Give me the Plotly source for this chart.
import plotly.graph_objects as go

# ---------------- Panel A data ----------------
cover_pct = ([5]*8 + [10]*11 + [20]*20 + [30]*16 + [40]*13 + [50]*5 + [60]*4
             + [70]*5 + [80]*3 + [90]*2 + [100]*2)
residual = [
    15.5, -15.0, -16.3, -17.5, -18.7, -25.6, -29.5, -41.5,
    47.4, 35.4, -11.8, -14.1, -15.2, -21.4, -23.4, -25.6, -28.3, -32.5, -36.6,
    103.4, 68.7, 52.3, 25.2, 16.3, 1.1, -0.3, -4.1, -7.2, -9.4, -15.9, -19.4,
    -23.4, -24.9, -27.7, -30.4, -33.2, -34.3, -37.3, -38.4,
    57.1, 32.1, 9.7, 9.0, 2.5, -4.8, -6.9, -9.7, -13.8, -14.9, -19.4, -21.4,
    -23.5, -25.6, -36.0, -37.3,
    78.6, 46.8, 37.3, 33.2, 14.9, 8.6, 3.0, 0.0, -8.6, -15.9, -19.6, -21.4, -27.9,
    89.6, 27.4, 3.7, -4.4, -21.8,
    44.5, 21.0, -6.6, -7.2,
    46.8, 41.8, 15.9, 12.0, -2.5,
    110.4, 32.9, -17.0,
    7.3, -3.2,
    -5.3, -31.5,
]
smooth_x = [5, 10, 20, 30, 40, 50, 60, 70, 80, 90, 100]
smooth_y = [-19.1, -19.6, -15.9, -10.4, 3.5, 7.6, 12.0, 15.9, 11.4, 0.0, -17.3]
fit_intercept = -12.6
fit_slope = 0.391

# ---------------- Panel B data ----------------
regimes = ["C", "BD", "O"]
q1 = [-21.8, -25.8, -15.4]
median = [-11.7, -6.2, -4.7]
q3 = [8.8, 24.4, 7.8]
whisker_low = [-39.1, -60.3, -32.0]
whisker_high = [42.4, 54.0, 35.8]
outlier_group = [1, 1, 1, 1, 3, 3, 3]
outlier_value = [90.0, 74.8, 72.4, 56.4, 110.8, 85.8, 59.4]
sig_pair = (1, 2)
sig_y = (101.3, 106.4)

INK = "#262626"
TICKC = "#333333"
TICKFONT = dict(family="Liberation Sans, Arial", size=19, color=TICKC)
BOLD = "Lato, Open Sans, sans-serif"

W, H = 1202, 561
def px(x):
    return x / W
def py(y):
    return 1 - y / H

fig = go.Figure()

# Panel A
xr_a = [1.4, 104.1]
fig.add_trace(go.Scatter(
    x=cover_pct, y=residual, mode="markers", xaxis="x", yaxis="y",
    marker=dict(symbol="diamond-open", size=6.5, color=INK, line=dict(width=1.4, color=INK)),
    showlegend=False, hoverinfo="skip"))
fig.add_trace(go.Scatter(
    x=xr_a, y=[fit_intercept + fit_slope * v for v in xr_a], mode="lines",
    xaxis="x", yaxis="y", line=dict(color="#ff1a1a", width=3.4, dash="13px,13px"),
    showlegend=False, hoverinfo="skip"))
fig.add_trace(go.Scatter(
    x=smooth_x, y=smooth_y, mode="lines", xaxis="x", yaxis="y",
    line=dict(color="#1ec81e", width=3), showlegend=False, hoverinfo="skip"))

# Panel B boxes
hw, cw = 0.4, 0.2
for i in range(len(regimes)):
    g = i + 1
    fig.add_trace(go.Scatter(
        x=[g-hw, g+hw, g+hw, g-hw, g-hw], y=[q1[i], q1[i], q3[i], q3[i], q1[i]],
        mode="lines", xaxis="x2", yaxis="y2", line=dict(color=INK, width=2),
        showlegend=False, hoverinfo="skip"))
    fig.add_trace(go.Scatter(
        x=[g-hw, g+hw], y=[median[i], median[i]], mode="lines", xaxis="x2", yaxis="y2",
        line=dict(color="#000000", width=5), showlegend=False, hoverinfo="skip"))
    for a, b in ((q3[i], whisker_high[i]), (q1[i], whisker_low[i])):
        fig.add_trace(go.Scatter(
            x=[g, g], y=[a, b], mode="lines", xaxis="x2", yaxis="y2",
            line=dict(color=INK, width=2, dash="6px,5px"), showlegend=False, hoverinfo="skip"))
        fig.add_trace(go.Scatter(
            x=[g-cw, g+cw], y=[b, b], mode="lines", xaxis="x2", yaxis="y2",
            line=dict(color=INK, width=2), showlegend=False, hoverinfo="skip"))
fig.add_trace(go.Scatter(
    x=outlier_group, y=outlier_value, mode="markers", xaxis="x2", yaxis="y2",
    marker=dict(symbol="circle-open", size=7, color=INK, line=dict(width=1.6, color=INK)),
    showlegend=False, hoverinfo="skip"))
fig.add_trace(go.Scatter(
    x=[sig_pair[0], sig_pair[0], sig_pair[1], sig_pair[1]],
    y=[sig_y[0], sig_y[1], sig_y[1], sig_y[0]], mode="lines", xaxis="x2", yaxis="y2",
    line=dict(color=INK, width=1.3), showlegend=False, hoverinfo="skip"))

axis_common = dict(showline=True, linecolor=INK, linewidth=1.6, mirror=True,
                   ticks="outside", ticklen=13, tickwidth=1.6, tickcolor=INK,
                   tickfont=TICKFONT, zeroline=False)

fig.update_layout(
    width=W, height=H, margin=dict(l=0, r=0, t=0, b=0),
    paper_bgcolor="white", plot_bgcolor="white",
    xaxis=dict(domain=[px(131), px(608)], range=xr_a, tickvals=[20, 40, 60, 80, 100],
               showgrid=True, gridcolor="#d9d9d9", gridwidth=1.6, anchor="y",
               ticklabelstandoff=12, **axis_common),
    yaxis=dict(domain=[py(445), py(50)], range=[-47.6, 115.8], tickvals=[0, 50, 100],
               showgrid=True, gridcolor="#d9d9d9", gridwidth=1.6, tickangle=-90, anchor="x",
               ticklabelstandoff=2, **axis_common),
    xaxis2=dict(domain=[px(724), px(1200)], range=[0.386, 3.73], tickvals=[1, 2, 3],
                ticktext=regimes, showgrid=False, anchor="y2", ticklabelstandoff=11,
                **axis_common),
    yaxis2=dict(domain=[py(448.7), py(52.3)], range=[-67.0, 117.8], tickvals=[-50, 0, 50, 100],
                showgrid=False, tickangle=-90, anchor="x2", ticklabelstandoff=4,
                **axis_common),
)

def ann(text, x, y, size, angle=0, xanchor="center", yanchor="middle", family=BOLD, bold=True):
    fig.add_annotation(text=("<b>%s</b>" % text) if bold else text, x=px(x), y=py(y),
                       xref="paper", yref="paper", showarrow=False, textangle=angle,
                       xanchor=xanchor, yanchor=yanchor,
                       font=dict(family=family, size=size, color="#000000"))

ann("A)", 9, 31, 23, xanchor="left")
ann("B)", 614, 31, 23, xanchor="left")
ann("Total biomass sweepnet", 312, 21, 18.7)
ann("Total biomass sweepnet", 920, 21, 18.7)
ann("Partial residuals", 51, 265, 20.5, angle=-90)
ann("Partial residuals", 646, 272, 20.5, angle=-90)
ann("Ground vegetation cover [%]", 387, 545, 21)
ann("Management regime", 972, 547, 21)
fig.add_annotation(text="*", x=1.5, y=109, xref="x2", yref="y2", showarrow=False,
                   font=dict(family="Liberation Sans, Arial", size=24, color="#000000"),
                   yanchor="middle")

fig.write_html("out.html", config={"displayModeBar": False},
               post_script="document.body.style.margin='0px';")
::::
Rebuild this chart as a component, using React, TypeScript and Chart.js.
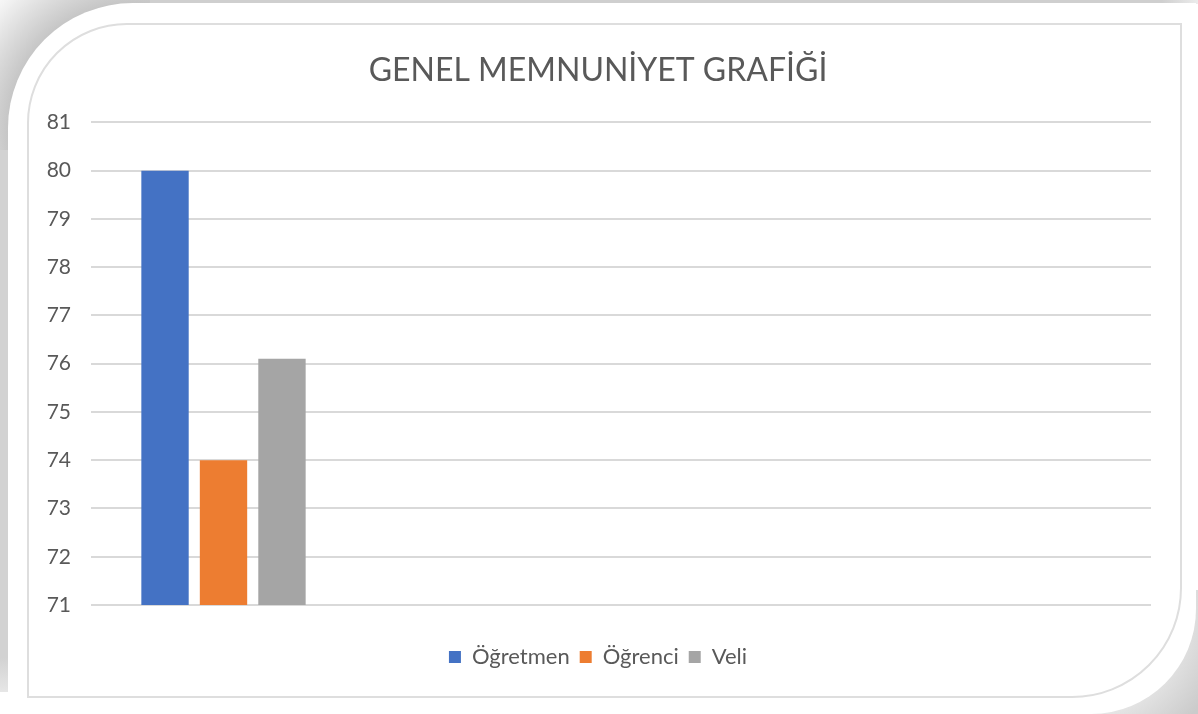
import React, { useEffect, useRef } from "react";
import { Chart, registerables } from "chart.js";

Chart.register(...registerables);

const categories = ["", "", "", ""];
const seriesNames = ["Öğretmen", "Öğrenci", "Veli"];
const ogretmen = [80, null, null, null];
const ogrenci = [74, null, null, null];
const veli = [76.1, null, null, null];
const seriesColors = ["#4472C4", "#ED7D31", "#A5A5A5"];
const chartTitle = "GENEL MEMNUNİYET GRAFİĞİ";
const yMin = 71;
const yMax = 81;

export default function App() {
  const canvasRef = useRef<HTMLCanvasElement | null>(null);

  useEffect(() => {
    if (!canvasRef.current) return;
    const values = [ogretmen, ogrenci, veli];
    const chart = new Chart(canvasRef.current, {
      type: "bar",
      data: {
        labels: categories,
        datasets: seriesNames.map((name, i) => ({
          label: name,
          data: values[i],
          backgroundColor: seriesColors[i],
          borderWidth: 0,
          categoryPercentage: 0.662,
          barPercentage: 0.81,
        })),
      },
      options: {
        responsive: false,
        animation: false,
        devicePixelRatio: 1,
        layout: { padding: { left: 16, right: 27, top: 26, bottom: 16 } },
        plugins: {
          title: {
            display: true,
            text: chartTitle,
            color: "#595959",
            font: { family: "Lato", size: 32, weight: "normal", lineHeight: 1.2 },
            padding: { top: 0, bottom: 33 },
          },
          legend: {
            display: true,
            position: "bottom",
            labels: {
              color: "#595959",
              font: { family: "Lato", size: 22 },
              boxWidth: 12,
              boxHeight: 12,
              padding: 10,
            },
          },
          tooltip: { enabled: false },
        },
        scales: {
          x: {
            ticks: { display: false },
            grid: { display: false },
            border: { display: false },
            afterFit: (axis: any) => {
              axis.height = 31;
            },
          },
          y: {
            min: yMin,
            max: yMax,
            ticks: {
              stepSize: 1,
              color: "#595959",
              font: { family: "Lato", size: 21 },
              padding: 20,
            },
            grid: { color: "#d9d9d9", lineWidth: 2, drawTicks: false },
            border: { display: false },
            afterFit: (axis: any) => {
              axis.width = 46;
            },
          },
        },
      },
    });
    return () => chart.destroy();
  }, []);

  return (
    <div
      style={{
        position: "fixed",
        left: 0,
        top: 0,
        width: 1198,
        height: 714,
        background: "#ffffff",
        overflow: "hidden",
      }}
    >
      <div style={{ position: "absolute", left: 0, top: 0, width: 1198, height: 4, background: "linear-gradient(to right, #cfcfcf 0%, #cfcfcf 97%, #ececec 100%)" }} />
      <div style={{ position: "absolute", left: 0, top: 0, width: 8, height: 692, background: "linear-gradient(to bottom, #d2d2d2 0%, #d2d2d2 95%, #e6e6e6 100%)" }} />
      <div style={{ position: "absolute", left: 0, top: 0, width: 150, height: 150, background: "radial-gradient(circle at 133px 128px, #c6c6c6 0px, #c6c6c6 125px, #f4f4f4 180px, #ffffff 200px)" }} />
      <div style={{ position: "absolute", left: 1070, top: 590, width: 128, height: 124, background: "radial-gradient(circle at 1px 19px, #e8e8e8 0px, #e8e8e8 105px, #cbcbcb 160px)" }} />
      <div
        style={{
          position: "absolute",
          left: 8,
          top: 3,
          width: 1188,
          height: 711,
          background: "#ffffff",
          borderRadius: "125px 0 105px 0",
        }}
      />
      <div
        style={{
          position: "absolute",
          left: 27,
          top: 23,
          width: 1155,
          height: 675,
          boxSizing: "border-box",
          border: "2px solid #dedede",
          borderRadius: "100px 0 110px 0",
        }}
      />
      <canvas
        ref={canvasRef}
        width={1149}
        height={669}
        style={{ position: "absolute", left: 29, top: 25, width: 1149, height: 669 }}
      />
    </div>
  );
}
::::
> [Request] Transcribe only the lines from the line holding "Rebuild this chart" through the line holding "Chart.register(...registerables);", inclusive, without any of the pictures.

> [Task solution]
Rebuild this chart as a component, using React, TypeScript and Chart.js.
import React, { useEffect, useRef } from "react";
import { Chart, registerables } from "chart.js";

Chart.register(...registerables);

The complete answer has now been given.